Acoustically driven Dirac electrons in monolayer graphene

TL;DR

This study explores how surface acoustic waves interact with Dirac electrons in monolayer graphene, revealing oscillatory velocity changes and fine structures in acousto-electric signals influenced by strain effects.

Contribution

It demonstrates the coupling between surface acoustic waves and Dirac electrons in graphene, showing new effects like velocity oscillations and strain-induced shifts.

Findings

Oscillatory attenuation of SAW velocity depending on graphene conductivity

Fine structure in acousto-electric current absent in pure magnetotransport

Shift in acousto-electric voltage attributed to strain effects on Dirac cone

Abstract

We demonstrate the interaction between surface acoustic waves and Dirac electrons in monolayer graphene at low temperatures and high magnetic fields.
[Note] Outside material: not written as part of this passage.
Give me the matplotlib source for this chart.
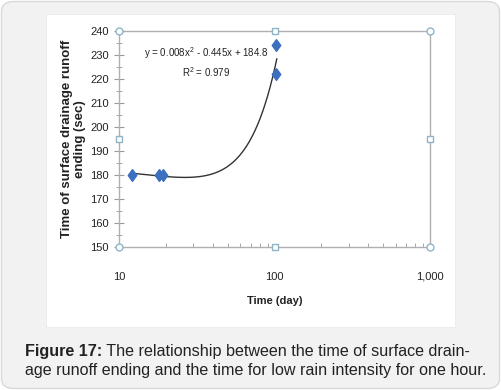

A metallic interdigitated transducer launches surface waves that propagate through a conventional piezoelectric GaAs substrate and couple to large-scale monolayer CVD graphene films resting on its surface. Based on the induced acousto-electric current, we characterize the frequency domains of the transducer from its first to the third harmonic. We find an oscillatory attenuation of the SAW velocity depending on the conductivity of the graphene layer. The acousto-electric current reveals additional fine structure that is absent in pure magnetotransport. In addition we find a shift between the acousto-electric longitudinal voltage and the velocity change of the SAW. We attribute this shift to the periodic strain field from the propagating SAW that slightly modifies the Dirac cone.